Is a common defence.   Fair enough, but it demonstrates the obvious and unfortunate scenario that certain developers will do a thing if there is sufficient evidence for doing so in the first place (particularly if it requires zero-coding on their part) or if it makes their job easier.  The alternative is not to use ORM but to use more complex and time consuming patterns such as say stored procedures.  I’m not saying stored procs are better as that would be hypocritical to this topic.  I’ll let you decide.  I find some developers are not aware or do not want to think about and or investigate for themselves the overhead of data transformation let alone network activity.

Which is faster –

  • the system where the majority of data processing happens inside the database in stored procs with minimal data transformation or
  • the system which the majority of data processing occurs external to the database,  subject to data transformation via an ORM data typically on another computer via a network?

I’ll let you decide that.

It doesn’t have to be an ORM either.  Perhaps they have not fully thought about log4net, StructureMap, ASP models.  Are they good tools?  What are the pros?  Are there any cons?  A project for the reader.

“Ease does not necessarily imply high performance in arguably the same way as complexity does not imply unreliability.” – Me

Many say simplicity is best.  Perhaps.    The question is have YOU thought about it?  What does it mean to you?  A project for the reader.

Which is better – a turn of the century zepplin or a contempory Boeing 747 Jumbo Jet?  Which is more reliable?  Which has more fail-safes?  A project for the reader.

Don’t let your instincts prejudice your eventual decision making process.  Think before you say something I always say.  Question and debate those in authority, but try not to disagree if the only evidence on your behalf is that others are doing it your way.  You have not contributed anything personal to the debate.  Again think for yourself and come up with your own evidence.  This is what I encourage of my juniors.

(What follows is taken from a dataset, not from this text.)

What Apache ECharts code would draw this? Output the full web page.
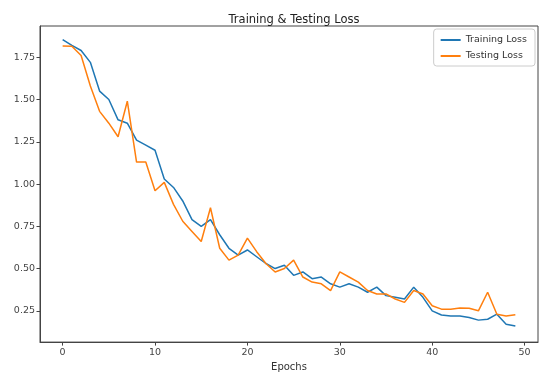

“Extraordinary claims requires extraordinary evidence”

Some programmers sadly are so keen to use well known off the shelf systems with little thought as to their actions.


A need for inversion of control (IoC) such that a database or logging object can be wired to client objects is quite understandable.  Such things are quite nice and do seem to make our jobs easier.  IoC systems typically require configuration as I have blogged before.  You must ask yourself –

  • is the configuration difficult?
  • Is the configuration error prone?
  • Is the configuration open to security vulnerabilities?
  • Does it make it all worthwhile?
  • Have you considered a plain 1990s Class Factory Pattern?

A project for the reader.  Again ease may not necessarily mean correctness.  What do you think?

Don’t think something just because someone told you to – learn to think for yourself again.

Again, this is not specific purely in the IT field but can apply to our daily lives too.

  1. 2011/10/15 at 6:25 am

    Good stuff Micky!

    I regard the pain of ORM as paying an insurance policy. It’ll pay for itself when you have to change DB provider. Wasn’t there an Oracle rumour a while back?

    In any case, I think I know which ORM product you were talking about. That’s why you should *really* look into Mindscape Lightspeed. I still think it’s the best out there for .Net.


    • MickyD
      2011/10/15 at 7:36 am

      not quite what i was getting at but am glad you have done your own research all the same – the point of the topic. thanks herdy.